(Pictured: James Hayes)
Australia’s 15 largest asset owners and managers of credit portfolios are expecting to invest more in local credit markets this year, according to a study by BNP Paribas. But, no surprise, sovereign debt is their least favoured sub-class at the moment.
The 15 big credit investors make up more than half of the Australian-sourced market for credit and most of them expect their flows into credit funds to increase this calendar year. Only 16 per cent are expecting a decrease.
Even allowing for the usual optimism of investors talking about their own asset class, the survey results are interesting given the consensus view that interest rates are expected to rise in the medium term. Other key findings of the study were:
> A preference for asset-backed securities and structured products (66 per cent)
> Sovereign debt was the least-favoured credit class
> Credit duration is viewed as the most efficient way to add value
> The best risk-return is seen to be on the intermediate part of the curve
> Half of respondents have less than 10% of their credit allocated offshore
> The majority expect Australian official interest rates to rise in the second half of next year (50 per cent). A third of respondents expect them to increase sooner, later this year or early next year
> Credit managers are kept awake at night by concerns that a ‘black swan’ event could occur in China or re-occur in Europe or that the US Federal Reserve Bank could rapidly unwind quantitative easing (QE), leading to a sudden rise in rates.
James Hayes, head of fixed income at BNP Paribas, said: “In terms of credit demand, our survey found a preference for asset-backed securities (ABS) and structured products, with two thirds believing these offer the best value.

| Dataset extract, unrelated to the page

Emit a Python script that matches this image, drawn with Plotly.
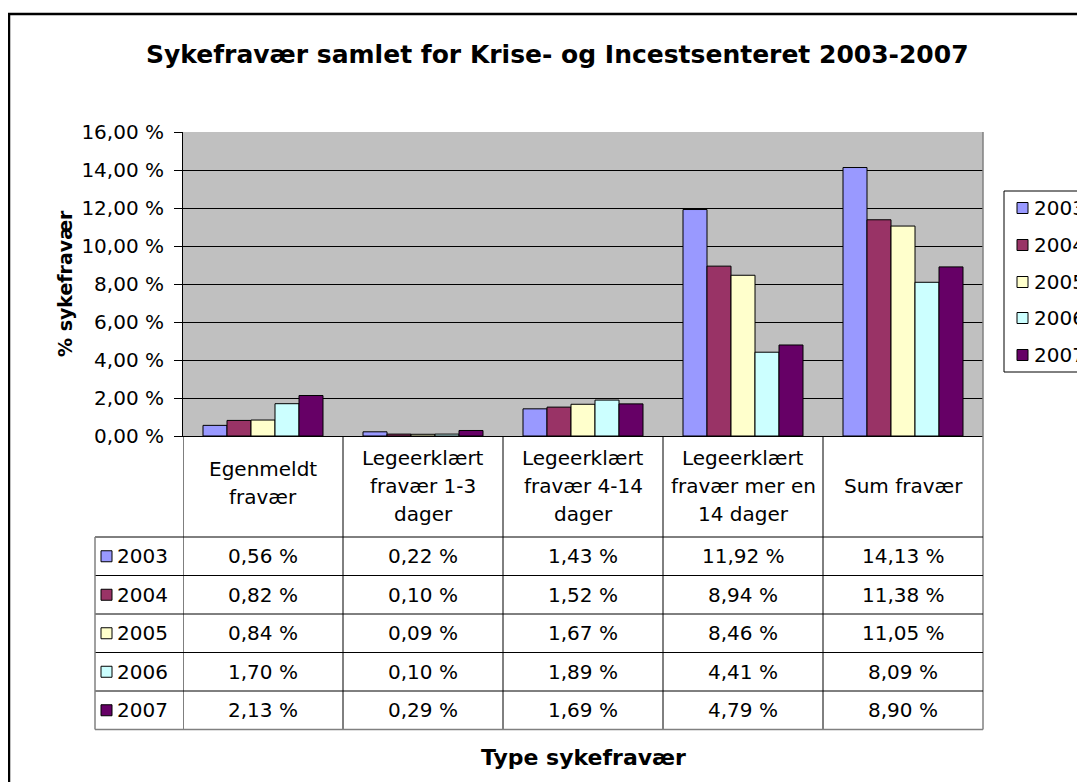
import plotly.graph_objects as go

# ---------------- data ----------------
categories = ["Egenmeldt fravær", "Legeerklært fravær 1-3 dager", "Legeerklært fravær 4-14 dager",
              "Legeerklært fravær mer en 14 dager", "Sum fravær"]
header_lines = [["Egenmeldt", "fravær"],
                ["Legeerklært", "fravær 1-3", "dager"],
                ["Legeerklært", "fravær 4-14", "dager"],
                ["Legeerklært", "fravær mer en", "14 dager"],
                ["Sum fravær"]]
years = ["2003", "2004", "2005", "2006", "2007"]
v2003 = [0.56, 0.22, 1.43, 11.92, 14.13]
v2004 = [0.82, 0.10, 1.52, 8.94, 11.38]
v2005 = [0.84, 0.09, 1.67, 8.46, 11.05]
v2006 = [1.70, 0.10, 1.89, 4.41, 8.09]
v2007 = [2.13, 0.29, 1.69, 4.79, 8.90]
series = [v2003, v2004, v2005, v2006, v2007]
colors = ["#9999FF", "#993366", "#FFFFCC", "#CCFFFF", "#660066"]

title = "Sykefravær samlet for Krise- og Incestsenteret 2003-2007"
y_title = "% sykefravær"
x_title = "Type sykefravær"

# ---------------- layout geometry (screen pixels) ----------------
W, H = 1085, 782
OFF = 8  # page body margin
L, R, T, B = 183, 983, 132, 436
FONT = "DejaVu Sans, Arial, sans-serif"
FS = 20


def px(x):
    return (x - L) / (R - L)


def py(y):
    return (B - y) / (B - T)


fig = go.Figure()
for name, vals, col in zip(years, series, colors):
    fig.add_trace(go.Bar(x=categories, y=vals, name=name, marker_color=col,
                         marker_line_color="black", marker_line_width=1, showlegend=False))

shapes = []
ann = []

# outer chart frame (cut off at right/bottom)
shapes.append(dict(type="rect", xref="paper", yref="paper", x0=px(9), x1=px(1110), y0=py(14), y1=py(810),
                   line=dict(color="black", width=2.5), layer="below"))
# plot area right border
shapes.append(dict(type="line", xref="paper", yref="paper", x0=1, x1=1, y0=py(T), y1=py(729.5),
                   line=dict(color="#808080", width=1.5)))

# data table
row_h = 38.5
table_top = 537
row_tops = [table_top + row_h * i for i in range(len(years) + 1)]
key_left = 95
for i in range(len(categories)):
    xc = i - 0.5
    shapes.append(dict(type="line", xref="x", yref="paper", x0=xc, x1=xc, y0=py(B), y1=py(row_tops[-1]),
                       line=dict(color="black", width=1)))
for j, yy in enumerate(row_tops):
    last = j == len(row_tops) - 1
    shapes.append(dict(type="line", xref="paper", yref="paper", x0=px(key_left), x1=1, y0=py(yy), y1=py(yy),
                       line=dict(color="#808080" if last else "black", width=1.5 if last else 1)))
shapes.append(dict(type="line", xref="paper", yref="paper", x0=px(key_left), x1=px(key_left),
                   y0=py(table_top), y1=py(row_tops[-1]), line=dict(color="#808080", width=1.5)))

# header text
line_gap = 28
head_center = 486
for cat, lines in zip(categories, header_lines):
    n = len(lines)
    c = head_center - (3 if n == 2 else 0)
    for k, t in enumerate(lines):
        yy = c + (k - (n - 1) / 2) * line_gap
        ann.append(dict(x=cat, xref="x", y=py(yy), yref="paper", text=t, showarrow=False,
                        xanchor="center", yanchor="middle", font=dict(size=FS, family=FONT, color="black")))

# table rows
for j, (name, vals, col) in enumerate(zip(years, series, colors)):
    yc = row_tops[j] + row_h / 2
    shapes.append(dict(type="rect", xref="paper", yref="paper", x0=px(101), x1=px(112),
                       y0=py(yc - 5.5), y1=py(yc + 5.5), fillcolor=col, line=dict(color="black", width=1)))
    ann.append(dict(x=px(115), xref="paper", y=py(yc), yref="paper", text=name, showarrow=False,
                    xanchor="left", yanchor="middle", font=dict(size=FS, family=FONT, color="black")))
    for cat, v in zip(categories, vals):
        txt = f"{v:.2f}".replace(".", ",") + " %"
        ann.append(dict(x=cat, xref="x", y=py(yc), yref="paper", text=txt, showarrow=False,
                        xanchor="center", yanchor="middle", font=dict(size=FS, family=FONT, color="black")))

# legend (cut off at right)
leg_top, leg_bot = 191, 372
shapes.append(dict(type="rect", xref="paper", yref="paper", x0=px(1004), x1=px(1120), y0=py(leg_top), y1=py(leg_bot),
                   line=dict(color="black", width=1), fillcolor="white"))
leg_y = [208, 245, 282, 318, 355]
for name, col, yc in zip(years, colors, leg_y):
    shapes.append(dict(type="rect", xref="paper", yref="paper", x0=px(1017), x1=px(1028),
                       y0=py(yc - 5.5), y1=py(yc + 5.5), fillcolor=col, line=dict(color="black", width=1)))
    ann.append(dict(x=px(1032), xref="paper", y=py(yc), yref="paper", text=name, showarrow=False,
                    xanchor="left", yanchor="middle", font=dict(size=FS, family=FONT, color="black")))

# titles
ann.append(dict(x=px(557), xref="paper", y=py(55), yref="paper", text=f"<b>{title}</b>", showarrow=False,
                xanchor="center", yanchor="middle", font=dict(size=25, family=FONT, color="black")))
ann.append(dict(x=px(65), xref="paper", y=py(284), yref="paper", text=f"<b>{y_title}</b>", showarrow=False,
                textangle=-90, xanchor="center", yanchor="middle", font=dict(size=19, family=FONT, color="black")))
ann.append(dict(x=0.5, xref="paper", y=py(757), yref="paper", text=f"<b>{x_title}</b>", showarrow=False,
                xanchor="center", yanchor="middle", font=dict(size=22, family=FONT, color="black")))

fig.update_layout(
    width=W, height=H,
    margin=dict(l=L - OFF, r=W - (R - OFF), t=T - OFF, b=H - (B - OFF), pad=0),
    paper_bgcolor="white", plot_bgcolor="#C0C0C0",
    barmode="group", bargap=0.25, bargroupgap=0,
    separators=", ",
    font=dict(family=FONT, size=FS, color="black"),
    shapes=shapes, annotations=ann,
    showlegend=False,
)
fig.update_xaxes(type="category", range=[-0.5, 4.5], showticklabels=False, ticks="",
                 showline=True, linecolor="black", linewidth=1, showgrid=False, zeroline=False, fixedrange=True)
fig.update_yaxes(range=[0, 16], dtick=2, tickformat=".2f", ticksuffix=" %", ticks="outside", ticklen=8,
                 tickcolor="black", showline=True, linecolor="black", linewidth=1, showgrid=True,
                 gridcolor="black", gridwidth=1, zeroline=False, tickfont=dict(size=FS, family=FONT),
                 ticklabelstandoff=6, fixedrange=True)

fig.write_html("out.html")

“This was followed by a third favouring Australian corporate and senior financial credit. There was little interest in covered bonds, Kangaroo corporates or sovereign bonds and sovereign debt was the least-favoured credit class according to our analysis… Investors see a focus on credit duration as the most efficient way to add value above benchmarks. They see the best risk-return on the intermediate part of the curve,” Hayes said.
Interestingly, half of respondents have less than 10 per cent of their credit allocated in offshore credit markets, while a third have more than 20 per cent invested in overseas credit.